Task goal — Lines from the one containing "What Plotly code" to the one containing "return 1 - (py - T) / ph", both lines included, are to be extracted exactly from the data below; pictures are excluded.

Stored data —
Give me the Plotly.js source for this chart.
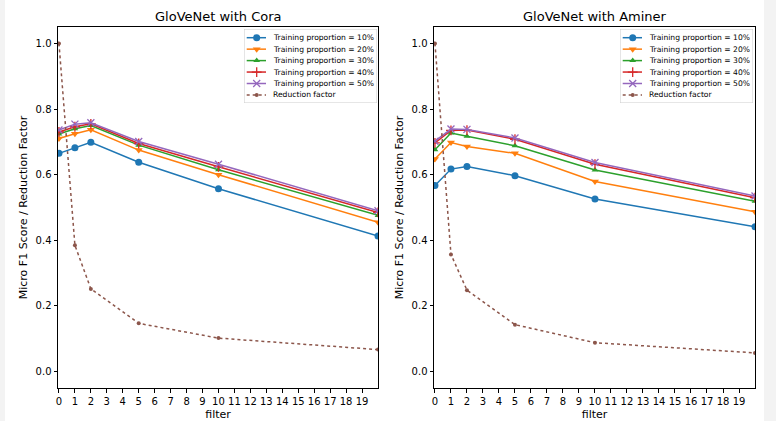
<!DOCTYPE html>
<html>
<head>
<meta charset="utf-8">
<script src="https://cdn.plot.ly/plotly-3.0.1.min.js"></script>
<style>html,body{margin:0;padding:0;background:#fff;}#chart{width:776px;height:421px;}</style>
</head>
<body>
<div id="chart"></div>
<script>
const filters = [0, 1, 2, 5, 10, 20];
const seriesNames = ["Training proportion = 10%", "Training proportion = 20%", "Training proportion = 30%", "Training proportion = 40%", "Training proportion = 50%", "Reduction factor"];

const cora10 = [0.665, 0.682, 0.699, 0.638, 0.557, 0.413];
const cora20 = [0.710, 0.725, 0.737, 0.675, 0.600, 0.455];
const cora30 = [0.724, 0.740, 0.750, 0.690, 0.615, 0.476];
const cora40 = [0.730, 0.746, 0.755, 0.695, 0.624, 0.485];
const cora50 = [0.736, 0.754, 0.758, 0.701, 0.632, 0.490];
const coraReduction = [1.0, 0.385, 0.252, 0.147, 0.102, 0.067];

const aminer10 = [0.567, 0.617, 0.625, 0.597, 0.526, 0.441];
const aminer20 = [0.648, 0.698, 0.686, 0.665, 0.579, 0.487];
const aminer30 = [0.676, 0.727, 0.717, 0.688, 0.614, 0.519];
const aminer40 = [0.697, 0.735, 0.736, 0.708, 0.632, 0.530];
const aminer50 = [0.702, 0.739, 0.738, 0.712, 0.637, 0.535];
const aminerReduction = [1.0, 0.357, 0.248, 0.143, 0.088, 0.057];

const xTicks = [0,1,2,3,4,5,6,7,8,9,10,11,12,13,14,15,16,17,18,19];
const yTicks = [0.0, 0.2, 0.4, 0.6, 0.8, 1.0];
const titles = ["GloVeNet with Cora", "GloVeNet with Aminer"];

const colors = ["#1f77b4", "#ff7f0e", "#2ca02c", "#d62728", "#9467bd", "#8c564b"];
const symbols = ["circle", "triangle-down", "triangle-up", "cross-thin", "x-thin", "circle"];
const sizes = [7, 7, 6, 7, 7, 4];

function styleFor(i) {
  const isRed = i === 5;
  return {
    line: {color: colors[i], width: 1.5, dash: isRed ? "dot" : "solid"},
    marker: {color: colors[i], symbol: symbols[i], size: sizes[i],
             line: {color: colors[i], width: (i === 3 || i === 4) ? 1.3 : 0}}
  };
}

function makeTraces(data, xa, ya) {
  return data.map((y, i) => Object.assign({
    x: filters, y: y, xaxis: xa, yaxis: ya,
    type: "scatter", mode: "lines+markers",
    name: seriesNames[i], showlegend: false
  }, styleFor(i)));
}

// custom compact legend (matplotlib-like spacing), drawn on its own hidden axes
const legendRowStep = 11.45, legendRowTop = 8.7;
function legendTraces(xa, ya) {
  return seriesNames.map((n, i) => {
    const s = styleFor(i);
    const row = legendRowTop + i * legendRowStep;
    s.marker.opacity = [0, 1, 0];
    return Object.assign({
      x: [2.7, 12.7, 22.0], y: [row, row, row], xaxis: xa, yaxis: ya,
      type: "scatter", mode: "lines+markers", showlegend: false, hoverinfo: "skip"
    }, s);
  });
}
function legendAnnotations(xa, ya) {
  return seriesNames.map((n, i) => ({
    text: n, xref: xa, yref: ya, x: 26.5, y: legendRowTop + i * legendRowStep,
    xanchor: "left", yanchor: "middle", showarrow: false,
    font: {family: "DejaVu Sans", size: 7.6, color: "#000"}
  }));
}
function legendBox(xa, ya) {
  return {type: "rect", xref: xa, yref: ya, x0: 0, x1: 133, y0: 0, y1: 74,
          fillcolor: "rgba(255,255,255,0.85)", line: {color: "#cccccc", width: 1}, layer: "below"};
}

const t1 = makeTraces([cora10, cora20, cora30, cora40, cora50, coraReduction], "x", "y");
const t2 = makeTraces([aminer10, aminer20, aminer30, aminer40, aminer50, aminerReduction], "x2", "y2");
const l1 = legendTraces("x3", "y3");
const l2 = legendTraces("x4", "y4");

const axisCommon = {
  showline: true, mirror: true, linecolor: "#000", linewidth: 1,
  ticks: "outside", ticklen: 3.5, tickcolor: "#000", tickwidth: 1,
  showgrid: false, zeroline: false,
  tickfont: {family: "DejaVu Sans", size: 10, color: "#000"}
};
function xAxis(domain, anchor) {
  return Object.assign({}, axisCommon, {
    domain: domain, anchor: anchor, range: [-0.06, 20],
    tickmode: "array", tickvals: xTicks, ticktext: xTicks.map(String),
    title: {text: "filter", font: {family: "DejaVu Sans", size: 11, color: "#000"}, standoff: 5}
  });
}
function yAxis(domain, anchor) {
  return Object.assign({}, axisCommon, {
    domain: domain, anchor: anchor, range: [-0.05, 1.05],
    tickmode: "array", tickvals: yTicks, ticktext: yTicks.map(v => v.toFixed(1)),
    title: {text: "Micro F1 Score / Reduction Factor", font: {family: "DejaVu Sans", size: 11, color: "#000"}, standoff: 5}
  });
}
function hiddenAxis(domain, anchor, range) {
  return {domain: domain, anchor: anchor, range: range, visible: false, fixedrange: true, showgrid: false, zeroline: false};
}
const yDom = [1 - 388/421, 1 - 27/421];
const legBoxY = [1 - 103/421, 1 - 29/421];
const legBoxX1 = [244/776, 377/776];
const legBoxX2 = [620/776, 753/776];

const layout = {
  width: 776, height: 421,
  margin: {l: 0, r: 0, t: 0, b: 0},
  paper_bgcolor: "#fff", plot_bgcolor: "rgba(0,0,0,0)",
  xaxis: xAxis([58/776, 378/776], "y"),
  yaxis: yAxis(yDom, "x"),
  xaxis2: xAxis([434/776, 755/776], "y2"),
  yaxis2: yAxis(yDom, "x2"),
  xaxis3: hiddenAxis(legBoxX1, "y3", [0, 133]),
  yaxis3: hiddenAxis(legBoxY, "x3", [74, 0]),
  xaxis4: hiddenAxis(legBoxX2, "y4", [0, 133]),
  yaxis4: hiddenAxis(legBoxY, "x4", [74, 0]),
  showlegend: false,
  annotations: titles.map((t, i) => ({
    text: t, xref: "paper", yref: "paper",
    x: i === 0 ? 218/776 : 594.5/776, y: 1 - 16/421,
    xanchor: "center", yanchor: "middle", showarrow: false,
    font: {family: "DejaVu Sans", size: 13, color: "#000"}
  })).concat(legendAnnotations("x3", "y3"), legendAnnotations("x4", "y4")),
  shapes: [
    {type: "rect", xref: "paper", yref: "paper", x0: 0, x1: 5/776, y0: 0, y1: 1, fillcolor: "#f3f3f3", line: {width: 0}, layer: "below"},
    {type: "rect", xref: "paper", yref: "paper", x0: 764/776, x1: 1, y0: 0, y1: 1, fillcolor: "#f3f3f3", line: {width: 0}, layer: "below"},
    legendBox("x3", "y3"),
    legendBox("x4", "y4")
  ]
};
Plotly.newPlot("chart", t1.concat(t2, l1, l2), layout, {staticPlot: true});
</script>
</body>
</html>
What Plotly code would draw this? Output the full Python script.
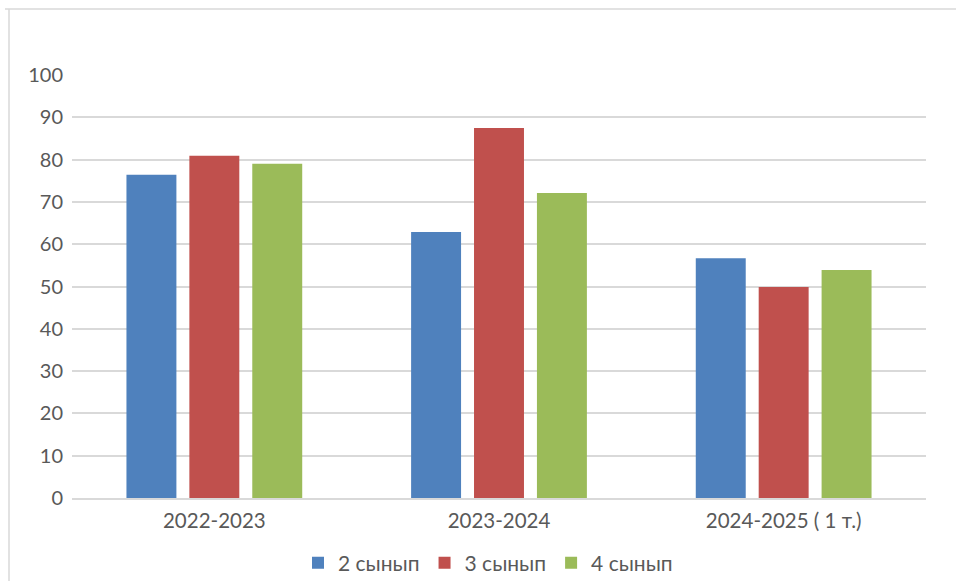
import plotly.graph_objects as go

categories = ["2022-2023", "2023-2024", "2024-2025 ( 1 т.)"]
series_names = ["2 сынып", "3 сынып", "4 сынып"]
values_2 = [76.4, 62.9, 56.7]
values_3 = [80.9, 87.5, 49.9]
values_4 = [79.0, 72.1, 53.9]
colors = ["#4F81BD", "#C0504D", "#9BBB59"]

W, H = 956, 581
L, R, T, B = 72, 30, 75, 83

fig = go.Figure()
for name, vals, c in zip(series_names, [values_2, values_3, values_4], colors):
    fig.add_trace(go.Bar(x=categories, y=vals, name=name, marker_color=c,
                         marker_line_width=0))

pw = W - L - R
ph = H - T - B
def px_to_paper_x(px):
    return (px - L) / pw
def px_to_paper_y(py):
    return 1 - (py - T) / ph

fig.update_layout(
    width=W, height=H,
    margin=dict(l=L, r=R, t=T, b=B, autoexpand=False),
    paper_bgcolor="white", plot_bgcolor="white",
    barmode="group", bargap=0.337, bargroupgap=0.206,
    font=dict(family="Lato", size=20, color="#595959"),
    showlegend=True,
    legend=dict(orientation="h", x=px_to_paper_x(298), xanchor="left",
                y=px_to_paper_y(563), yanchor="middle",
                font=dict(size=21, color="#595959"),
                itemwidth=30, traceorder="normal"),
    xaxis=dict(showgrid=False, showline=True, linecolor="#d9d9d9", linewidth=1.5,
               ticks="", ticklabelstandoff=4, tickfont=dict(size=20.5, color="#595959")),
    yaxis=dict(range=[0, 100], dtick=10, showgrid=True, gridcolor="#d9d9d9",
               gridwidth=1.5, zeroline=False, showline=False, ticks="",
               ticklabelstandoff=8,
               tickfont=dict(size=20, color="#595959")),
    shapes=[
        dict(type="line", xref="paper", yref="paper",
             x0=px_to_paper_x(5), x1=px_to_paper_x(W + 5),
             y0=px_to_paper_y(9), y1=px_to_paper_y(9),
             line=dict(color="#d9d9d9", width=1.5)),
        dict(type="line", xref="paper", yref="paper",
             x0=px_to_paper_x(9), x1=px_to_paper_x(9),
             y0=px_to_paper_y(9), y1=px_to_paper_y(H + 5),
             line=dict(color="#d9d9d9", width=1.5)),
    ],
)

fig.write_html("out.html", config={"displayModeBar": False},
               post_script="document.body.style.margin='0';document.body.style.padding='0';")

Solved exercise —
What Plotly code would draw this? Output the full Python script.
import plotly.graph_objects as go

categories = ["2022-2023", "2023-2024", "2024-2025 ( 1 т.)"]
series_names = ["2 сынып", "3 сынып", "4 сынып"]
values_2 = [76.4, 62.9, 56.7]
values_3 = [80.9, 87.5, 49.9]
values_4 = [79.0, 72.1, 53.9]
colors = ["#4F81BD", "#C0504D", "#9BBB59"]

W, H = 956, 581
L, R, T, B = 72, 30, 75, 83

fig = go.Figure()
for name, vals, c in zip(series_names, [values_2, values_3, values_4], colors):
    fig.add_trace(go.Bar(x=categories, y=vals, name=name, marker_color=c,
                         marker_line_width=0))

pw = W - L - R
ph = H - T - B
def px_to_paper_x(px):
    return (px - L) / pw
def px_to_paper_y(py):
    return 1 - (py - T) / ph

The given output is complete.